+++ Material provided
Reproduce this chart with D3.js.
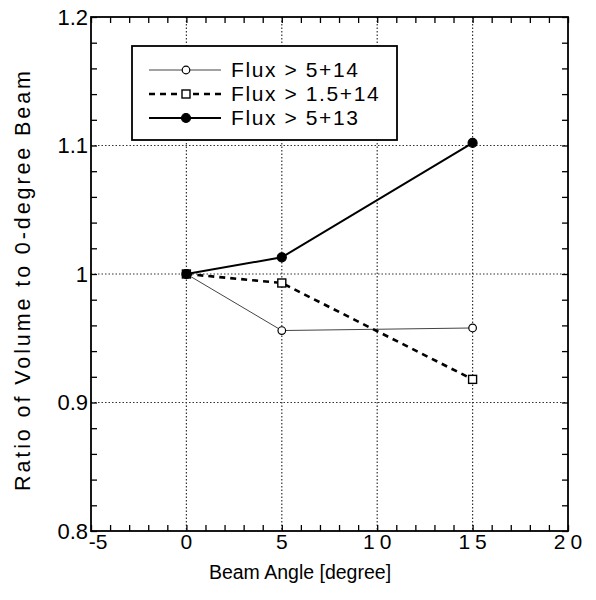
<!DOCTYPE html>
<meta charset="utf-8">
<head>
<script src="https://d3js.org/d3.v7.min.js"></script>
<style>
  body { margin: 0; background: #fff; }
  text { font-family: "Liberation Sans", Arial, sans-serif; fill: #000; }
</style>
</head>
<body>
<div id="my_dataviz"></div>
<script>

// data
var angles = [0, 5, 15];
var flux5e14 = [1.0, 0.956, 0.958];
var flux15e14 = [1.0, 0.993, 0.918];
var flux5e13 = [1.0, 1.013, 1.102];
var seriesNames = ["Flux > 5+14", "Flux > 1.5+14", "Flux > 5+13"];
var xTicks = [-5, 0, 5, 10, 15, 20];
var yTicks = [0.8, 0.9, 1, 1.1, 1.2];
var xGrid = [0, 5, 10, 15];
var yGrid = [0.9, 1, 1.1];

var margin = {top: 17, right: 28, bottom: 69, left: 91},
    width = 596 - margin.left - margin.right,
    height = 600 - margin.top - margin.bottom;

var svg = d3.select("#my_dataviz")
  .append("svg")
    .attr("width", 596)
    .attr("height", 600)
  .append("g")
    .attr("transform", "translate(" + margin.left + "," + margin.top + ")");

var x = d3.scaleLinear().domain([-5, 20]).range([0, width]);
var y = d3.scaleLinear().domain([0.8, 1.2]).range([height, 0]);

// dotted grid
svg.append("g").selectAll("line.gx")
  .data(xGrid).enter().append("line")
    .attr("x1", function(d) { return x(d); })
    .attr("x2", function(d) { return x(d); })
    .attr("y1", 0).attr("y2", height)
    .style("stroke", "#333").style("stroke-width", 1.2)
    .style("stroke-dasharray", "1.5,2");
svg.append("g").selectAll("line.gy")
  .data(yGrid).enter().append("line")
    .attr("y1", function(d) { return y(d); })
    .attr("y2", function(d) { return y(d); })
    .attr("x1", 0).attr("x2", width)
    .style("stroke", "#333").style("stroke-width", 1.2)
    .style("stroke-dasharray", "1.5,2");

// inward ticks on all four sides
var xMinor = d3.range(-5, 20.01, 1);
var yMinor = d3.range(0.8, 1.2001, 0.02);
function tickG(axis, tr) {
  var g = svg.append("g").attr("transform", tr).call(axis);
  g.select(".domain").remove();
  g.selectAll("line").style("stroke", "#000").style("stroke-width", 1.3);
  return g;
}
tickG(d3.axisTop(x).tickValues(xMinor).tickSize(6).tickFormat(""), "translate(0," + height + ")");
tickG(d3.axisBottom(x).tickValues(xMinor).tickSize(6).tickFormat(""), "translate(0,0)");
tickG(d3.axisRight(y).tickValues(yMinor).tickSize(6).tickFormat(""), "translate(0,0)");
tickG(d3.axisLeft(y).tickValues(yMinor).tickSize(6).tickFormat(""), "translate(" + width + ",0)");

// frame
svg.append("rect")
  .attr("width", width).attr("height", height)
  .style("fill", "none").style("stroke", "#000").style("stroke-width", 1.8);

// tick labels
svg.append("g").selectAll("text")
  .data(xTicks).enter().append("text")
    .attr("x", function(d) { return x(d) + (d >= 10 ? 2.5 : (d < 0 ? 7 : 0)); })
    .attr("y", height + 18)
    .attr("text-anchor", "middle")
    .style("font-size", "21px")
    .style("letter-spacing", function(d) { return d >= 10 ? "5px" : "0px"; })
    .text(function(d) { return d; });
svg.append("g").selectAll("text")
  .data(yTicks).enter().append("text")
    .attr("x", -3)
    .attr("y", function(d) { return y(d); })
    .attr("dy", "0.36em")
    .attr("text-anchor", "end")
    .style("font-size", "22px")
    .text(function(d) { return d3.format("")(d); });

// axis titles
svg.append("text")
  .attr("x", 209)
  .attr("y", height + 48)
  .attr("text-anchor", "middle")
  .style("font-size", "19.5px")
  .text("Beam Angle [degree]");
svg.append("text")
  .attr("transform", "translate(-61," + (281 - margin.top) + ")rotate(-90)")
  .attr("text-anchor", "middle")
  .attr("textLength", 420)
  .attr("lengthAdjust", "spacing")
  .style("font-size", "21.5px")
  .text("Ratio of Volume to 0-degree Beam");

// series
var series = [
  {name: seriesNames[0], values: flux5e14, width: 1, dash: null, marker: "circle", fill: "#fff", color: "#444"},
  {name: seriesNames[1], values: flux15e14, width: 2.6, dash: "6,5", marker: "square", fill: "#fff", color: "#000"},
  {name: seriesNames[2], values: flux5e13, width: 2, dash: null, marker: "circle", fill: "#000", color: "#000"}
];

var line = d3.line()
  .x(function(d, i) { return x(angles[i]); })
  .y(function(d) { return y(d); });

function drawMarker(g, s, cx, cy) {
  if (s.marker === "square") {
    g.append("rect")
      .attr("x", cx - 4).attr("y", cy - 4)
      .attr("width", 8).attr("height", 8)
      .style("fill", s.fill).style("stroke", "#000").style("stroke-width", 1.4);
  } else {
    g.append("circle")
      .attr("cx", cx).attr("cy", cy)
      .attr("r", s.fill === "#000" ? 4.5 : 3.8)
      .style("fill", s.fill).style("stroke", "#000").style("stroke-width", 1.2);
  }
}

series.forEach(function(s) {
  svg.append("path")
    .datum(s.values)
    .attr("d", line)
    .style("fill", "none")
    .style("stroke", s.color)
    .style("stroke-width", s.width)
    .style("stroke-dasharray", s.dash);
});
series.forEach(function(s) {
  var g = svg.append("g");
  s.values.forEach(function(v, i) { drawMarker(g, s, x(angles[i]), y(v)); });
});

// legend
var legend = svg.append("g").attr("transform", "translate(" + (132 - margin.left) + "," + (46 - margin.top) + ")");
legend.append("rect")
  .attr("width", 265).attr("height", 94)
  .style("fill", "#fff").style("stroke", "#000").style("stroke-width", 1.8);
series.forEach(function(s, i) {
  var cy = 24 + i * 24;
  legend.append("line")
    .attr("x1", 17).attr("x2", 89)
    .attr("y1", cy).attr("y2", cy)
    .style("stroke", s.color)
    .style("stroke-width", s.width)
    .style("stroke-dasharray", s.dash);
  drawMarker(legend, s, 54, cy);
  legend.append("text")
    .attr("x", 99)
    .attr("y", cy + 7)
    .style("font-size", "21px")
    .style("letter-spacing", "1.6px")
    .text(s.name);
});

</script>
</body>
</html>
++++++
+++ Material provided
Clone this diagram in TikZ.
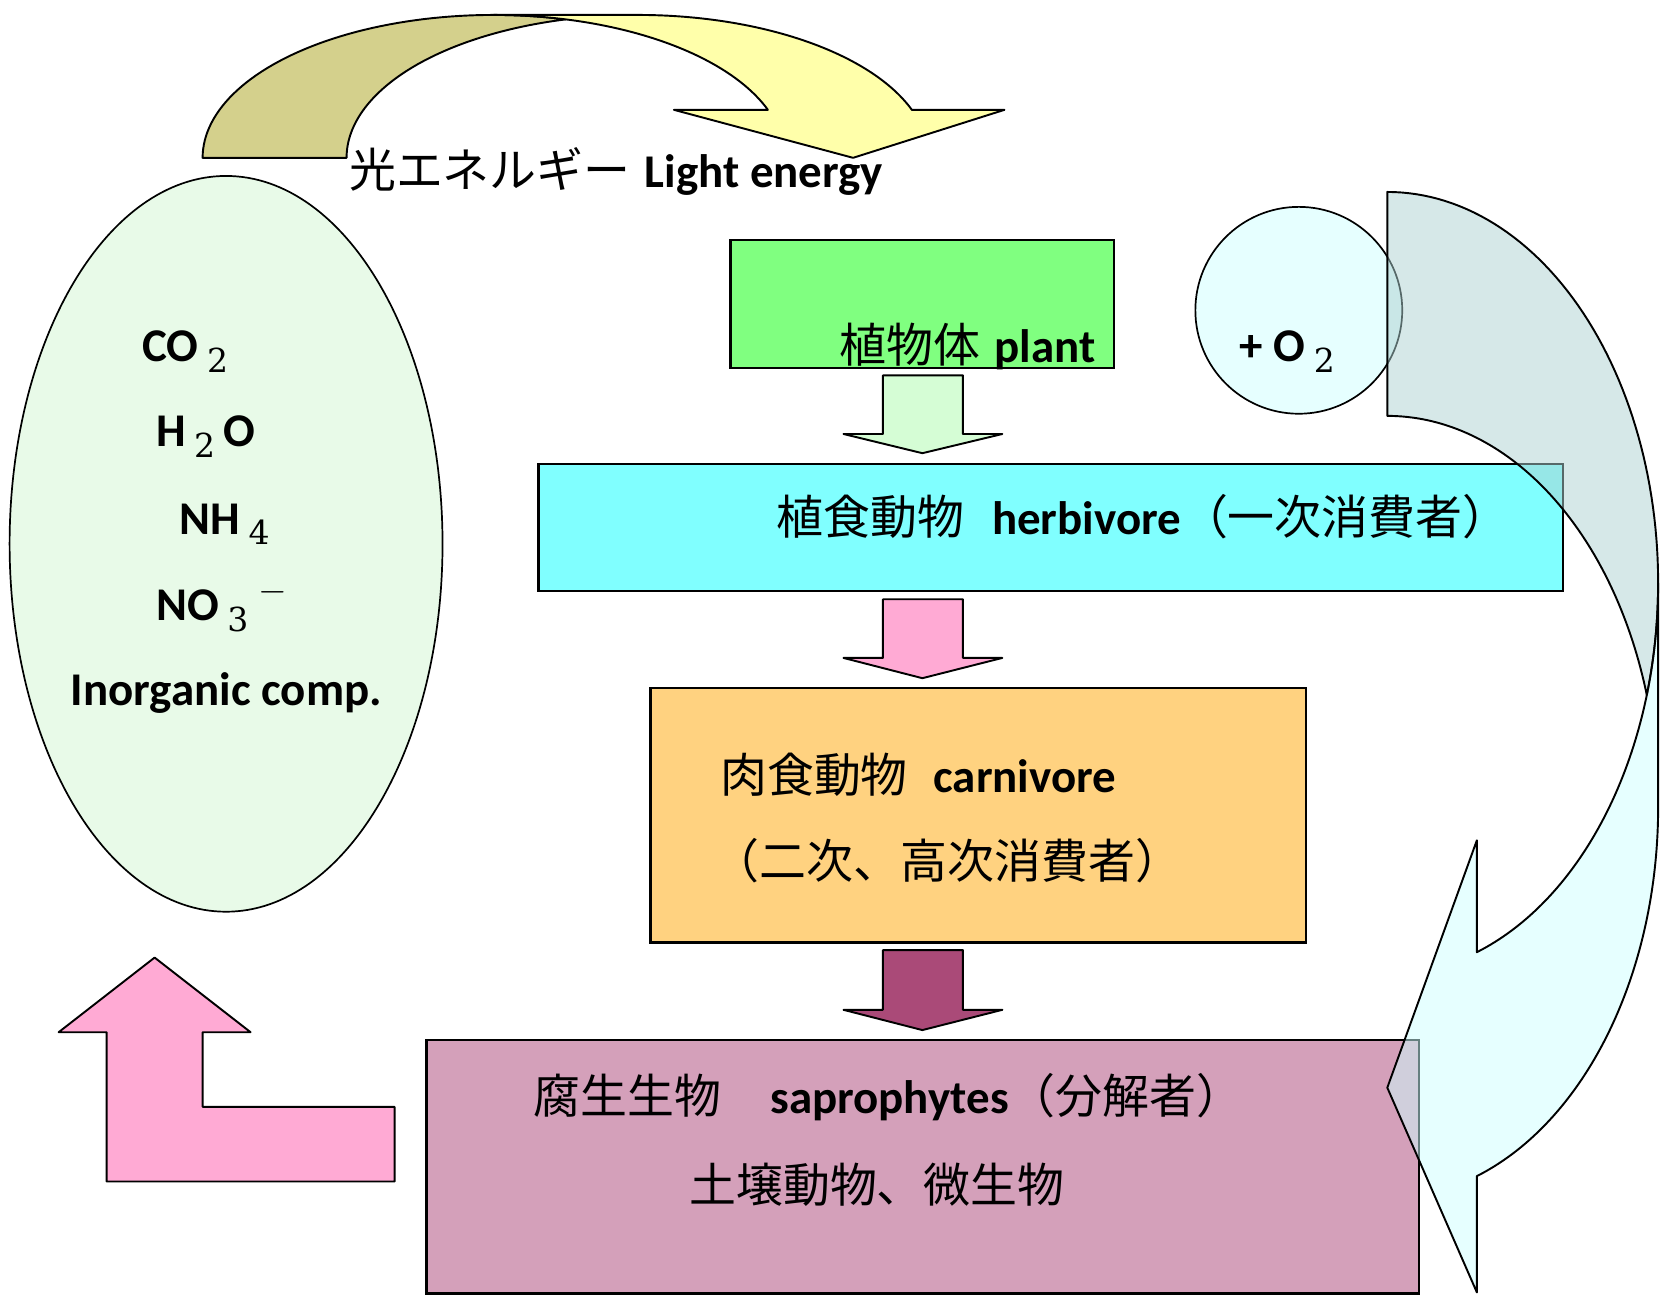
++++++
+++ Material provided
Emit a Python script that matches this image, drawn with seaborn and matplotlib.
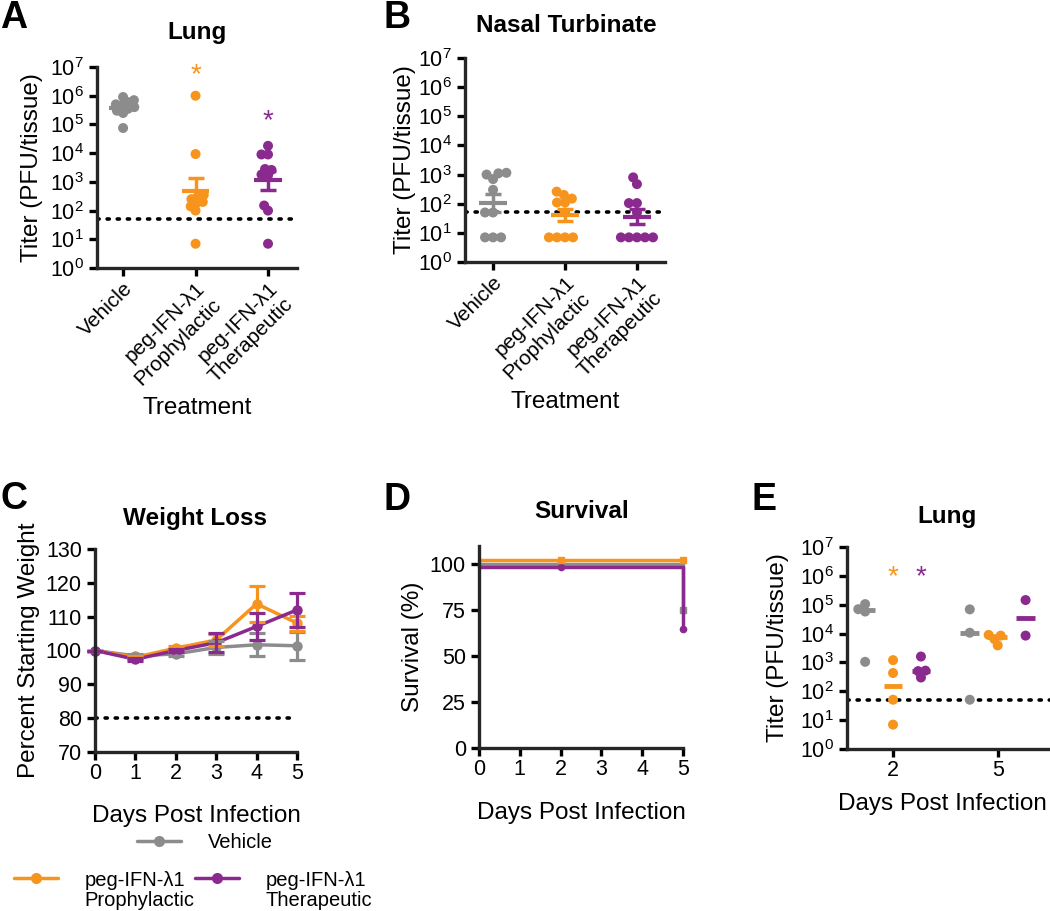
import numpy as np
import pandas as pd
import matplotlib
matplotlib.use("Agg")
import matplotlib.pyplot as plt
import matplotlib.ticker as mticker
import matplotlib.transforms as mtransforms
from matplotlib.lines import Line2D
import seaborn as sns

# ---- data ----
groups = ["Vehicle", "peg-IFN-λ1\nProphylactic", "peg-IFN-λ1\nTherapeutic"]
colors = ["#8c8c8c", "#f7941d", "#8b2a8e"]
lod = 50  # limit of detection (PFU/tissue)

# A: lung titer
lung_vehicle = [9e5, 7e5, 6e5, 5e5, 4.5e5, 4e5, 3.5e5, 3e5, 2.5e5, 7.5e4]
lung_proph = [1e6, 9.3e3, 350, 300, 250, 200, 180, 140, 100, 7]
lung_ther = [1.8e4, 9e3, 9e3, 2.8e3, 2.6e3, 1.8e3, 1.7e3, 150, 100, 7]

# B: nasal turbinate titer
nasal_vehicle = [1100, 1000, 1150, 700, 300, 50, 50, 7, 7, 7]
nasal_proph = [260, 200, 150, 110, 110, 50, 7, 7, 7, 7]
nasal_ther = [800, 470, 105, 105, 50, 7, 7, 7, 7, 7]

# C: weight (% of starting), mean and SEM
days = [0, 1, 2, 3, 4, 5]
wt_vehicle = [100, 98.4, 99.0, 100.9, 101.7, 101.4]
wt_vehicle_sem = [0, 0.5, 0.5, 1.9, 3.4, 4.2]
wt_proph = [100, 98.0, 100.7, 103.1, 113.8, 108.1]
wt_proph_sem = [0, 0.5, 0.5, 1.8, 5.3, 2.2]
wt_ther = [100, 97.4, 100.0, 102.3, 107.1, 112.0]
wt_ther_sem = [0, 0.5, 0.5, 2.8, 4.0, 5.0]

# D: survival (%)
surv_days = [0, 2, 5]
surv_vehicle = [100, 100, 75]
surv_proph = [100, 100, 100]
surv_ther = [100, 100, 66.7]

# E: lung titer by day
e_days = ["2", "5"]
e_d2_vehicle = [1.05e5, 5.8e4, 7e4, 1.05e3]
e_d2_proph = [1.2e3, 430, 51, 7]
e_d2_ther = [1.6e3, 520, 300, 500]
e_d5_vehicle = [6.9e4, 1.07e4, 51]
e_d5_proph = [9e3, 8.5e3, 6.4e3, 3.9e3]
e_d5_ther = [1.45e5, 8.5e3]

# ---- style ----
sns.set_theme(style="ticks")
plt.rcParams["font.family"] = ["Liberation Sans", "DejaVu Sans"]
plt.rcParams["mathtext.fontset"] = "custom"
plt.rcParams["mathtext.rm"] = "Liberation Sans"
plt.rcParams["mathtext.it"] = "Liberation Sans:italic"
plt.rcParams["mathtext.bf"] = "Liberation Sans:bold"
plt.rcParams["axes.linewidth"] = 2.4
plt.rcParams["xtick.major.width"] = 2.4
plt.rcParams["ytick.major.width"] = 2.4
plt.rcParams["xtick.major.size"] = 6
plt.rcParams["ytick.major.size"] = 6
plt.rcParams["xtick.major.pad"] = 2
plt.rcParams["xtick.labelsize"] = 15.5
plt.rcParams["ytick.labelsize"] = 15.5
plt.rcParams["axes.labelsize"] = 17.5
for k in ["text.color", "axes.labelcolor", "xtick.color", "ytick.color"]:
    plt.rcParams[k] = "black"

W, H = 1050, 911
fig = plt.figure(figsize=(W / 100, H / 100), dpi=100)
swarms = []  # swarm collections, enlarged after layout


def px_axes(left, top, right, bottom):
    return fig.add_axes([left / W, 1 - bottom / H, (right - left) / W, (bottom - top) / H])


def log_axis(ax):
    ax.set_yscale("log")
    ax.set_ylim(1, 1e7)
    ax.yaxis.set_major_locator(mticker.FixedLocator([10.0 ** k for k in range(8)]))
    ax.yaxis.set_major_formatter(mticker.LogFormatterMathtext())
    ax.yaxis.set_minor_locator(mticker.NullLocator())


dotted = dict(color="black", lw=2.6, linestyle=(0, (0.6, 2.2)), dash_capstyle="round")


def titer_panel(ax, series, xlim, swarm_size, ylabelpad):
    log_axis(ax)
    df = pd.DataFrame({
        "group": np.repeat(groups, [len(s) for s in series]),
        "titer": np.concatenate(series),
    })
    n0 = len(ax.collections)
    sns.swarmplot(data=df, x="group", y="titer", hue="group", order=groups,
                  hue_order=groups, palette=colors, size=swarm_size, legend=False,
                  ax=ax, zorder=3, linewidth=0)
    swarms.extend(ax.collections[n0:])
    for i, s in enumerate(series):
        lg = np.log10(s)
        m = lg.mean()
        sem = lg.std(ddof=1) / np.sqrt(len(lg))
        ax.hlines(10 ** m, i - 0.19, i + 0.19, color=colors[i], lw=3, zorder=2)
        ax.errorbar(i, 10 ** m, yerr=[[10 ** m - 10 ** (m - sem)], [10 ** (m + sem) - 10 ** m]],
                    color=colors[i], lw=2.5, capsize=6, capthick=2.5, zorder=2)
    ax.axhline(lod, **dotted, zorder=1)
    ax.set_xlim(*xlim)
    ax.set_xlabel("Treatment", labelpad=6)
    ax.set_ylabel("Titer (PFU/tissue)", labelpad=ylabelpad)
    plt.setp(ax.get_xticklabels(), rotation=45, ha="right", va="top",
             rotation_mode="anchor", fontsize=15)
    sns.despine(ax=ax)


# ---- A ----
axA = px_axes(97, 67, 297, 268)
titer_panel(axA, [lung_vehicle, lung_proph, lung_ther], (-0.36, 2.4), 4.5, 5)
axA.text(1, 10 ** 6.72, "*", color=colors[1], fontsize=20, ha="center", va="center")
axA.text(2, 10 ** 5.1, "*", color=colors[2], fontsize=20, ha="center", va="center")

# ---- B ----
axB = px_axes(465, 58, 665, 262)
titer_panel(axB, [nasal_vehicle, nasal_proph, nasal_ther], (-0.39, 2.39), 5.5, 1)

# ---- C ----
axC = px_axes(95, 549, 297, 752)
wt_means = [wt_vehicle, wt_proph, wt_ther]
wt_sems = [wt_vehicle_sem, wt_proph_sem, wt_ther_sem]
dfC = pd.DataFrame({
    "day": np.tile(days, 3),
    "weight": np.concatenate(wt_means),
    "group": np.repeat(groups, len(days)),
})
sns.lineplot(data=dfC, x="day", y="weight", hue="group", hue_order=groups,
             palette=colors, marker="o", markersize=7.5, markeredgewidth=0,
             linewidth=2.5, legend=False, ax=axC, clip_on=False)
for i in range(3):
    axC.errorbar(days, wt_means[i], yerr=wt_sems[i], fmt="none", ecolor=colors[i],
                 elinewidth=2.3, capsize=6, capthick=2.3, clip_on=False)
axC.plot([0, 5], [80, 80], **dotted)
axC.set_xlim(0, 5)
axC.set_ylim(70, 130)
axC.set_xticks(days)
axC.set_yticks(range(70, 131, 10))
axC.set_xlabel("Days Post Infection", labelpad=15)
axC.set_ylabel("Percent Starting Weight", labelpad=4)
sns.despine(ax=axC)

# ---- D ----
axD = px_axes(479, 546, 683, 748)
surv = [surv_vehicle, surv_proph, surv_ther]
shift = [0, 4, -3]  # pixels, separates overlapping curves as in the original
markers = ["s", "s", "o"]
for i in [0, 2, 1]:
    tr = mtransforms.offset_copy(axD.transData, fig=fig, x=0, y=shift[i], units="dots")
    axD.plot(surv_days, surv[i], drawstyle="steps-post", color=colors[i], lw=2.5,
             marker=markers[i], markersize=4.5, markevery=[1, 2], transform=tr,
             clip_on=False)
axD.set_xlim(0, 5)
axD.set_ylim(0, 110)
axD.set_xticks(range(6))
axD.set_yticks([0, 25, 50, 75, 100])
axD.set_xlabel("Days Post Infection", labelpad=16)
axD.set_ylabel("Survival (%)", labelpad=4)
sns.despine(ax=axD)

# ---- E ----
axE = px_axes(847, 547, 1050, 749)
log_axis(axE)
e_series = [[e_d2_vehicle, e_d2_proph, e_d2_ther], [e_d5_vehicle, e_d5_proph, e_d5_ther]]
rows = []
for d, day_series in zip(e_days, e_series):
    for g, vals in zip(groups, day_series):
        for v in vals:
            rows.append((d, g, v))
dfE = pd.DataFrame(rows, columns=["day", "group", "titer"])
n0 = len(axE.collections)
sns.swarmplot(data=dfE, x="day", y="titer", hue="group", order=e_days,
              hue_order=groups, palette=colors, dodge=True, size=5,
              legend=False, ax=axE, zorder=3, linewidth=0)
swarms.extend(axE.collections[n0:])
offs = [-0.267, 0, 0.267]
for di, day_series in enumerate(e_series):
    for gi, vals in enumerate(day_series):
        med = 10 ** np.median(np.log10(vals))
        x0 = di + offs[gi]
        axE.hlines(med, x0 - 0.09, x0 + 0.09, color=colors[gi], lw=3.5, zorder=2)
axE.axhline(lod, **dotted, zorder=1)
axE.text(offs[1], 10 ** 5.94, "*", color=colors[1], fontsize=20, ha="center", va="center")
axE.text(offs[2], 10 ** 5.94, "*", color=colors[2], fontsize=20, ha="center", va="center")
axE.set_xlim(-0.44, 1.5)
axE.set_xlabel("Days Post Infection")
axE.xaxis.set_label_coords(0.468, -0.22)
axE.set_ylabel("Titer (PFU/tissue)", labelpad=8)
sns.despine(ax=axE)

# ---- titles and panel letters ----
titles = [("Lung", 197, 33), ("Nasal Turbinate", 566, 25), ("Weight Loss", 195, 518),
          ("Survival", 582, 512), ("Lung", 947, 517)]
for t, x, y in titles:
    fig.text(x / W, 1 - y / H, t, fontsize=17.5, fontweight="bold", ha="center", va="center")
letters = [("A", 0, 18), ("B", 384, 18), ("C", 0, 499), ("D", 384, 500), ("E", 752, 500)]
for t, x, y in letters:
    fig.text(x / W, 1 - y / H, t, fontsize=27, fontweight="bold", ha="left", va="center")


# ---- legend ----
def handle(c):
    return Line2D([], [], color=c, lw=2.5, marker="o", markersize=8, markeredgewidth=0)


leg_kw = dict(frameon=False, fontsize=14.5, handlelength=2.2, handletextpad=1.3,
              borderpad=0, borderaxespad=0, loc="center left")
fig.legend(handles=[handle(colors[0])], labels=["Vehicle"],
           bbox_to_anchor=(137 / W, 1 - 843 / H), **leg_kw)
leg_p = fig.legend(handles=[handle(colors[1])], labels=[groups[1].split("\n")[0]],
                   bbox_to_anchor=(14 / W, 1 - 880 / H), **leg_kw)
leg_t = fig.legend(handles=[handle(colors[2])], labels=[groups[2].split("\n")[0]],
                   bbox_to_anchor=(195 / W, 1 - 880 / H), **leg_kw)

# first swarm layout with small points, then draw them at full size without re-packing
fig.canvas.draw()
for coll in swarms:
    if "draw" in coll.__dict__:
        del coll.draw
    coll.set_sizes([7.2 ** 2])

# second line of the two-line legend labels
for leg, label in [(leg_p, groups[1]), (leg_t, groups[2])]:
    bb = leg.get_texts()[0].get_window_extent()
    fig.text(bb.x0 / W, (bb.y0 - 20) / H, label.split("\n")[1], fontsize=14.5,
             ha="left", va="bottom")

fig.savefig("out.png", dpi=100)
++++++
● **Exercise prompt**
Print everything from the line with "Emit a Python" down to the line with "import seaborn as sns" in the entries above, both lines included and nothing more, without the pictures.

● **Reply to the exercise**
Emit a Python script that matches this image, drawn with seaborn and matplotlib.
import numpy as np
import pandas as pd
import matplotlib
matplotlib.use("Agg")
import matplotlib.pyplot as plt
import matplotlib.ticker as mticker
import matplotlib.transforms as mtransforms
from matplotlib.lines import Line2D
import seaborn as sns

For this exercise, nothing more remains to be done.